Spin Localization of a Fermi Polaron in a Quasirandom Optical Lattice

TL;DR

This paper investigates how the spin in a strongly interacting Fermi gas localizes in a quasirandom optical lattice, revealing a transition between delocalized and localized states influenced by system filling and interaction strength.

Contribution

It introduces a novel analysis of spin localization in a Fermi polaron within a quasirandom lattice, connecting many-body localization with few-body system tools.

Findings

Identifies a delocalized-localized transition in spin states.

Transition nature varies with system filling.
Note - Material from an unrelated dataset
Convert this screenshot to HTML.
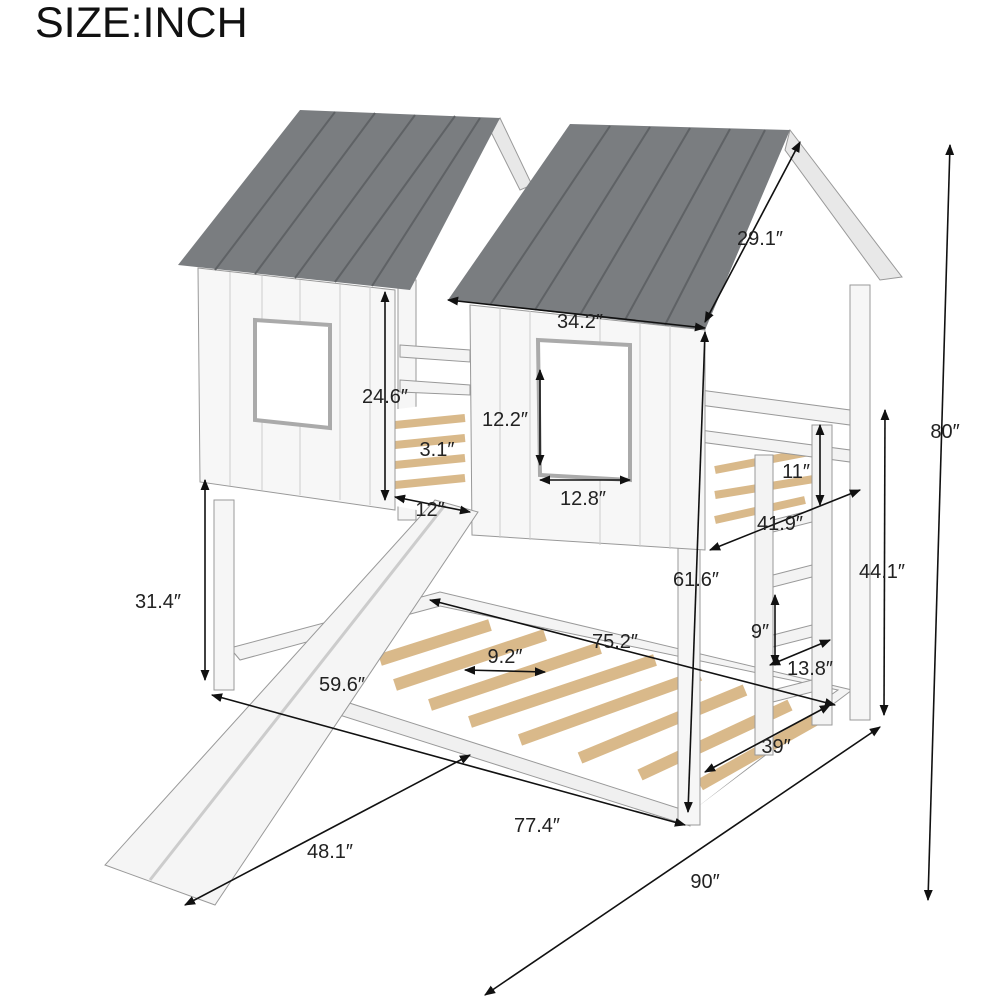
<!DOCTYPE html>
<html><head><meta charset="utf-8"><style>
html,body{margin:0;padding:0;background:#fff;width:1000px;height:1000px;overflow:hidden}
svg text{font-family:"Liberation Sans",sans-serif;fill:#222}
</style></head><body>
<svg width="1000" height="1000" viewBox="0 0 1000 1000" xmlns="http://www.w3.org/2000/svg">
<defs>
<marker id="a" viewBox="0 0 10 10" refX="9" refY="5" markerWidth="7" markerHeight="7" orient="auto-start-reverse"><path d="M0,1 L10,5 L0,9 z" fill="#111"/></marker>
</defs>
<text x="35" y="37" font-size="43" style="fill:#111">SIZE:INCH</text>

<!-- lower bed frame & slats -->
<polygon points="230,648 440,592 852,690 690,812 680,800 838,690 440,606 240,660" fill="#f4f4f4" stroke="#999"/>
<polygon points="330,700 445,608 835,700 700,805" fill="#fff"/>
<g stroke="#d9b98a" stroke-width="12">
<line x1="380" y1="660" x2="490" y2="625"/><line x1="395" y1="685" x2="545" y2="635"/>
<line x1="430" y1="705" x2="600" y2="648"/><line x1="470" y1="722" x2="655" y2="660"/>
<line x1="520" y1="740" x2="700" y2="675"/><line x1="580" y1="758" x2="745" y2="690"/>
<line x1="640" y1="775" x2="790" y2="705"/><line x1="700" y1="785" x2="815" y2="720"/>
</g>
<polygon points="340,700 690,812 690,826 330,712" fill="#f0f0f0" stroke="#999"/>

<!-- legs -->
<rect x="214" y="500" width="20" height="190" fill="#f6f6f6" stroke="#999"/>
<rect x="678" y="330" width="22" height="495" fill="#f6f6f6" stroke="#999"/>
<rect x="850" y="285" width="20" height="435" fill="#f6f6f6" stroke="#999"/>
<rect x="398" y="280" width="18" height="240" fill="#f6f6f6" stroke="#999"/>

<!-- upper bunk slats -->
<polygon points="390,410 470,400 470,520 390,505" fill="#fff"/>
<g stroke="#d9b98a" stroke-width="8">
<line x1="395" y1="425" x2="465" y2="418"/><line x1="395" y1="445" x2="465" y2="438"/>
<line x1="395" y1="465" x2="465" y2="458"/><line x1="395" y1="485" x2="465" y2="478"/>
<line x1="715" y1="470" x2="820" y2="450"/><line x1="715" y1="495" x2="820" y2="478"/>
<line x1="715" y1="520" x2="805" y2="500"/><line x1="545" y1="455" x2="625" y2="450"/>
<line x1="545" y1="470" x2="625" y2="465"/>
</g>
<!-- rails -->
<g fill="#f3f3f3" stroke="#999">
<polygon points="700,390 850,410 850,425 700,405"/>
<polygon points="700,430 850,450 850,462 700,442"/>
<polygon points="400,345 470,350 470,362 400,357"/>
<polygon points="400,380 470,385 470,395 400,392"/>
<rect x="812" y="425" width="20" height="300"/>
<rect x="755" y="455" width="18" height="300"/>
<polygon points="773,520 812,510 812,522 773,532"/>
<polygon points="773,575 812,565 812,577 773,587"/>
<polygon points="773,635 812,625 812,637 773,647"/>
<polygon points="773,690 812,680 812,692 773,702"/>
</g>

<!-- left house -->
<polygon points="198,268 395,290 395,510 200,482" fill="#f7f7f7" stroke="#999"/>
<g stroke="#ccc"><line x1="230" y1="272" x2="230" y2="486"/><line x1="262" y1="276" x2="262" y2="490"/><line x1="300" y1="280" x2="300" y2="495"/><line x1="340" y1="284" x2="340" y2="500"/><line x1="370" y1="287" x2="370" y2="505"/></g>
<polygon points="255,320 330,325 330,428 255,420" fill="#fff" stroke="#aaa" stroke-width="4"/>
<!-- right house -->
<polygon points="470,305 705,330 705,550 472,535" fill="#f7f7f7" stroke="#999"/>
<g stroke="#ccc"><line x1="500" y1="308" x2="500" y2="538"/><line x1="530" y1="311" x2="530" y2="540"/><line x1="600" y1="318" x2="600" y2="545"/><line x1="640" y1="322" x2="640" y2="547"/><line x1="670" y1="326" x2="670" y2="549"/></g>
<polygon points="538,340 630,345 630,480 540,475" fill="#fff" stroke="#aaa" stroke-width="4"/>

<!-- roofs -->
<polygon points="500,118 532,185 520,190 490,130" fill="#e8e8e8" stroke="#999"/>
<polygon points="178,265 300,110 500,118 410,290" fill="#7a7d80"/>
<g stroke="#5f6265" stroke-width="2"><line x1="215" y1="270" x2="335" y2="112"/><line x1="255" y1="274" x2="375" y2="113"/><line x1="295" y1="278" x2="415" y2="115"/><line x1="335" y1="282" x2="455" y2="116"/><line x1="372" y1="286" x2="480" y2="118"/></g>
<polygon points="790,130 902,277 880,280 785,150" fill="#e8e8e8" stroke="#999"/>
<polygon points="448,300 570,124 790,130 705,330" fill="#7a7d80"/>
<g stroke="#5f6265" stroke-width="2"><line x1="490" y1="305" x2="610" y2="126"/><line x1="535" y1="310" x2="650" y2="127"/><line x1="580" y1="315" x2="690" y2="128"/><line x1="625" y1="320" x2="730" y2="129"/><line x1="665" y1="325" x2="765" y2="130"/></g>

<!-- slide -->
<polygon points="435,500 478,512 215,905 105,865" fill="#f5f5f5" stroke="#999"/>
<line x1="445" y1="505" x2="150" y2="880" stroke="#ccc" stroke-width="3"/>

<!-- dimension lines -->
<g stroke="#111" stroke-width="1.6" fill="none" marker-start="url(#a)" marker-end="url(#a)">
<line x1="950" y1="145" x2="928" y2="900"/>
<line x1="885" y1="410" x2="884" y2="715"/>
<line x1="485" y1="995" x2="880" y2="727"/>
<line x1="212" y1="695" x2="685" y2="825"/>
<line x1="185" y1="905" x2="470" y2="755"/>
<line x1="205" y1="480" x2="205" y2="680"/>
<line x1="465" y1="670" x2="545" y2="672"/>
<line x1="430" y1="600" x2="835" y2="705"/>
<line x1="705" y1="332" x2="688" y2="812"/>
<line x1="775" y1="595" x2="775" y2="665"/>
<line x1="770" y1="665" x2="830" y2="640"/>
<line x1="705" y1="772" x2="830" y2="705"/>
<line x1="710" y1="550" x2="860" y2="490"/>
<line x1="820" y1="425" x2="820" y2="505"/>
<line x1="385" y1="292" x2="385" y2="500"/>
<line x1="395" y1="497" x2="470" y2="512"/>
<line x1="540" y1="370" x2="540" y2="465"/>
<line x1="540" y1="480" x2="630" y2="480"/>
<line x1="448" y1="300" x2="705" y2="328"/>
<line x1="705" y1="322" x2="800" y2="142"/>
</g>

<!-- labels -->
<g font-size="20" text-anchor="middle">
<text x="945" y="438">80″</text>
<text x="882" y="578">44.1″</text>
<text x="705" y="888">90″</text>
<text x="537" y="832">77.4″</text>
<text x="330" y="858">48.1″</text>
<text x="158" y="608">31.4″</text>
<text x="342" y="691">59.6″</text>
<text x="505" y="663">9.2″</text>
<text x="615" y="648">75.2″</text>
<text x="696" y="586">61.6″</text>
<text x="760" y="638">9″</text>
<text x="810" y="675">13.8″</text>
<text x="776" y="753">39″</text>
<text x="780" y="530">41.9″</text>
<text x="796" y="478">11″</text>
<text x="385" y="403">24.6″</text>
<text x="437" y="456">3.1″</text>
<text x="430" y="516">12″</text>
<text x="505" y="426">12.2″</text>
<text x="583" y="505">12.8″</text>
<text x="580" y="328">34.2″</text>
<text x="760" y="245">29.1″</text>
</g>
</svg>
</body></html>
Low fillings show different localization behavior due to diluteness.

Abstract

Recently, the topics of many-body localization (MBL) and one-dimensional strongly interacting few-body systems have received a lot of interest. These two topics have been largely developed separately. However, the generality of the latter as far as external potentials are concerned -- including random and quasirandom potentials -- and their shared spatial dimensionality, makes it an interesting way of dealing with MBL in the strongly interacting regime. Utilising tools developed for few-body systems we look to gain insight into the localization properties of the spin in a Fermi gas with strong interactions. We observe a delocalized--localized transition over a range of fillings of a quasirandom lattice. We find this transition to be of a different nature for low and high fillings, due to the diluteness of the system for low fillings.